The main responsibility of ED is to investigate the cases of money laundering in the country. They have the power to investigate and seize assets which are gained by corporate frauds. 

Serious Fraud Investigation Office (SFIO)

The SFIO is a special agency created for corporate frauds. SFIO looks into the matters which can impact the people, cause huge financial losses or financial scams. They can take actions on the referrals made by the MCA or suo moto. 

Reserve Bank of India (RBI)

RBI looks into the matters related to corporate frauds in banking sectors. They oversee whether all the banks are following the rules and regulations or not. They also oversee money laundering matters and investigate banking crimes. 

Securities and Exchange Board of India (SEBI)

SEBI governs the securities market in India and ensures that all the listed companies are acting within the law. SEBI is empowered to look into matters on insider trading, frauds related to shares and securities, manipulation in markets etc. 

How to prevent and detect corporate fraud

Corporate frauds can be detected and prevented by:

  • Having an effective audit system and auditors.
  • Strengthening corporate governance.
  • Use of technology to find and keep a check for fraud detection.
  • Whistleblower mechanism.
  • Compliance and ethics workshops.
  • Data analytics and forensic accounting.

Biggest scandals surrounding corporate fraud

Cases Particulars 
Serious Fraud Investigation Office vs Rahul Modi (2019) Fraud investigation under Section 212(1) of Companies Act, 2013.
Satyam scam Inflating the revenue of the company and making profit out of that. 
PNB and Nirav Modi Scam Financial fraud case, where fraudulent Letter of Undertakings were secured. 
Neeraj Singal vs. Union Of India And Ors(2018) Misappropriation of funds
Sunair Hotels Ltd. vs. Union of India & Anr. (2019) Investigation under Section 212(1) of Companies Act, 2013.
IL&FS Financial Scandal (2018) Inability of the company to meet obligations related to debts. 
Vikas Agarwal vs. Serious Fraud Investigation Office Section 447 

Lessons learned

Corporate frauds pose great societal challenges. Despite having solid rules and regulations, frauds still continue to haunt the economy of the country. The companies exploit technological advancement and rapid industry growth. Corporate accountability is very vital despite having the central government introducing new and updated legislation to prevent and tackle corporate frauds. 

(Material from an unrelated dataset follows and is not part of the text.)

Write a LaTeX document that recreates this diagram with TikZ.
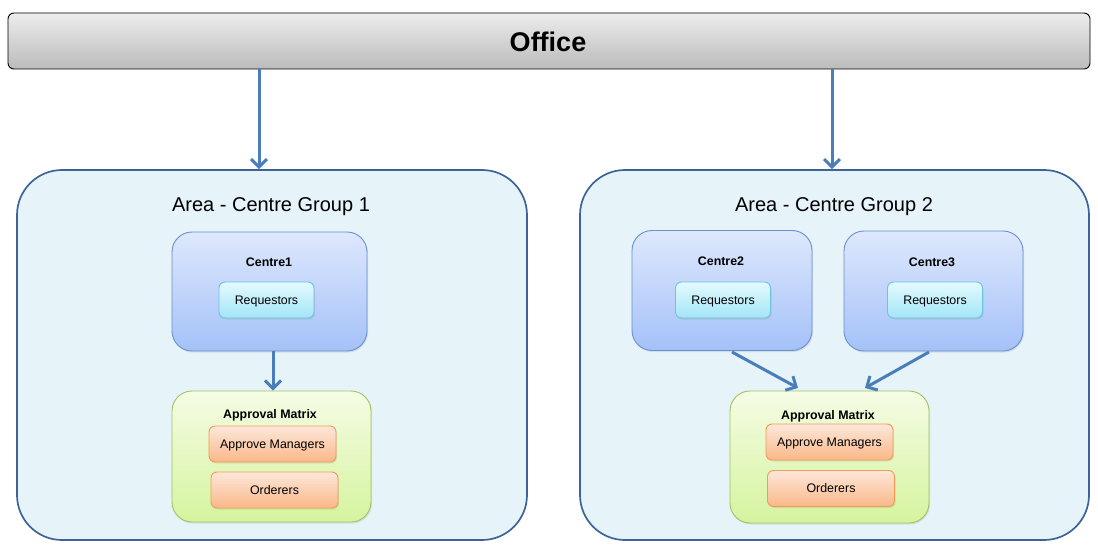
\documentclass[tikz,border=0pt]{standalone}
\usepackage{fontspec}
\setmainfont{Liberation Sans}
\usetikzlibrary{arrows.meta,shadows}
\definecolor{offTop}{HTML}{EDEDED}
\definecolor{offBot}{HTML}{BBBBBB}
\definecolor{areaFill}{HTML}{E6F3F8}
\definecolor{areaLine}{HTML}{3D6499}
\definecolor{cenTop}{HTML}{DEE8FD}
\definecolor{cenBot}{HTML}{A4C1F8}
\definecolor{cenLine}{HTML}{6990D0}
\definecolor{reqTop}{HTML}{E4FAFE}
\definecolor{reqBot}{HTML}{A3E5F7}
\definecolor{reqLine}{HTML}{6CC3DA}
\definecolor{appTop}{HTML}{F5FCE5}
\definecolor{appBot}{HTML}{D5F49E}
\definecolor{appLine}{HTML}{A2C263}
\definecolor{oraTop}{HTML}{FDE7DA}
\definecolor{oraBot}{HTML}{FAB888}
\definecolor{oraLine}{HTML}{F39A55}
\definecolor{arrowCol}{HTML}{4A7EBB}
\tikzset{
  office/.style={draw=black, line width=0.9pt, rounded corners=6pt, top color=offTop, bottom color=offBot, inner sep=0pt},
  area/.style={draw=areaLine, line width=1.7pt, rounded corners=45pt, fill=areaFill, inner sep=0pt},
  centre/.style={draw=cenLine, line width=0.9pt, rounded corners=20pt, top color=cenTop, bottom color=cenBot, inner sep=0pt,
    drop shadow={opacity=0.18, shadow xshift=1pt, shadow yshift=-1.5pt}},
  approval/.style={draw=appLine, line width=0.9pt, rounded corners=20pt, top color=appTop, bottom color=appBot, inner sep=0pt,
    drop shadow={opacity=0.18, shadow xshift=1pt, shadow yshift=-1.5pt}},
  reqbox/.style={draw=reqLine, line width=0.9pt, rounded corners=6pt, top color=reqTop, bottom color=reqBot, inner sep=0pt,
    minimum width=95pt, minimum height=36pt, text depth=0pt, font=\fontsize{12.4}{14}\selectfont,
    drop shadow={opacity=0.18, shadow xshift=1pt, shadow yshift=-1.5pt}},
  orabox/.style={draw=oraLine, line width=0.9pt, rounded corners=6pt, top color=oraTop, bottom color=oraBot, inner sep=0pt,
    minimum width=127pt, minimum height=36pt, text depth=0pt, font=\fontsize{12.4}{14}\selectfont,
    drop shadow={opacity=0.18, shadow xshift=1pt, shadow yshift=-1.5pt}},
  boldlabel/.style={font=\bfseries\fontsize{12.4}{14}\selectfont, inner sep=0pt, text depth=0pt},
  arealabel/.style={font=\fontsize{20}{24}\selectfont, inner sep=0pt, text depth=0pt},
  link/.style={draw=arrowCol, line width=3pt, -{Straight Barb[length=8pt,width=16pt,line width=3pt]}},
}
\begin{document}
\begin{tikzpicture}[x=1pt,y=-1pt]
\useasboundingbox (0,0) rectangle (1098,548);
% Office
\node[office, minimum width=1082pt, minimum height=56pt] (office) at (549,41) {};
\node[font=\bfseries\fontsize{27}{31}\selectfont, inner sep=0pt, text depth=0pt] (officeText) at (548,42) {Office};
% Areas
\node[area, minimum width=510pt, minimum height=370pt] (area1) at (272,355) {};
\node[arealabel] (area1Text) at (271,205) {Area - Centre Group 1};
\node[area, minimum width=509pt, minimum height=370pt] (area2) at (834.5,355) {};
\node[arealabel] (area2Text) at (834,205) {Area - Centre Group 2};
% Area 1 contents
\node[centre, minimum width=195pt, minimum height=119pt] (centre1) at (269.5,291.5) {};
\node[boldlabel] (centre1Text) at (269,262) {Centre1};
\node[reqbox] (req1) at (266.5,300) {Requestors};
\node[approval, minimum width=199pt, minimum height=131pt] (app1) at (271.5,456.5) {};
\node[boldlabel] (app1Text) at (270,414) {Approval Matrix};
\node[orabox] (mgr1) at (272.5,444) {Approve Managers};
\node[orabox] (ord1) at (274.5,490) {Orderers};
% Area 2 contents
\node[centre, minimum width=180pt, minimum height=120pt] (centre2) at (722,290.5) {};
\node[boldlabel] (centre2Text) at (721,261) {Centre2};
\node[reqbox] (req2) at (723,300) {Requestors};
\node[centre, minimum width=179pt, minimum height=120pt] (centre3) at (933.5,291) {};
\node[boldlabel] (centre3Text) at (932,262) {Centre3};
\node[reqbox] (req3) at (935,300) {Requestors};
\node[approval, minimum width=199pt, minimum height=132pt] (app2) at (829.5,457) {};
\node[boldlabel] (app2Text) at (828,415) {Approval Matrix};
\node[orabox] (mgr2) at (829.5,442) {Approve Managers};
\node[orabox] (ord2) at (831,488.5) {Orderers};
% Connectors
\coordinate (o1) at (259,69);
\coordinate (o2) at (832,69);
\draw[link] (o1) -- (o1 |- area1.north);
\draw[link] (o2) -- (o2 |- area2.north);
\coordinate (c1) at (273,351);
\draw[link] (c1) -- (c1 |- app1.north);
\coordinate (c2s) at (732,352);
\coordinate (c2e) at (798,388);
\coordinate (c3s) at (929,352);
\coordinate (c3e) at (865,388);
\draw[link] (c2s) -- (c2e);
\draw[link] (c3s) -- (c3e);
\end{tikzpicture}
\end{document}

Frequently Asked Questions (FAQs)

What are the indicators of corporate fraud?

There are certain indicators which can help in identifying corporate frauds such as sudden wealth, unexplained financial benefits, expensive purchases etc. 

What are the reasons for corporate fraud?

Corporate frauds can take place due to non stringent management in financial reporting, lack of transparency, lack of accountability, weak corporate governance etc.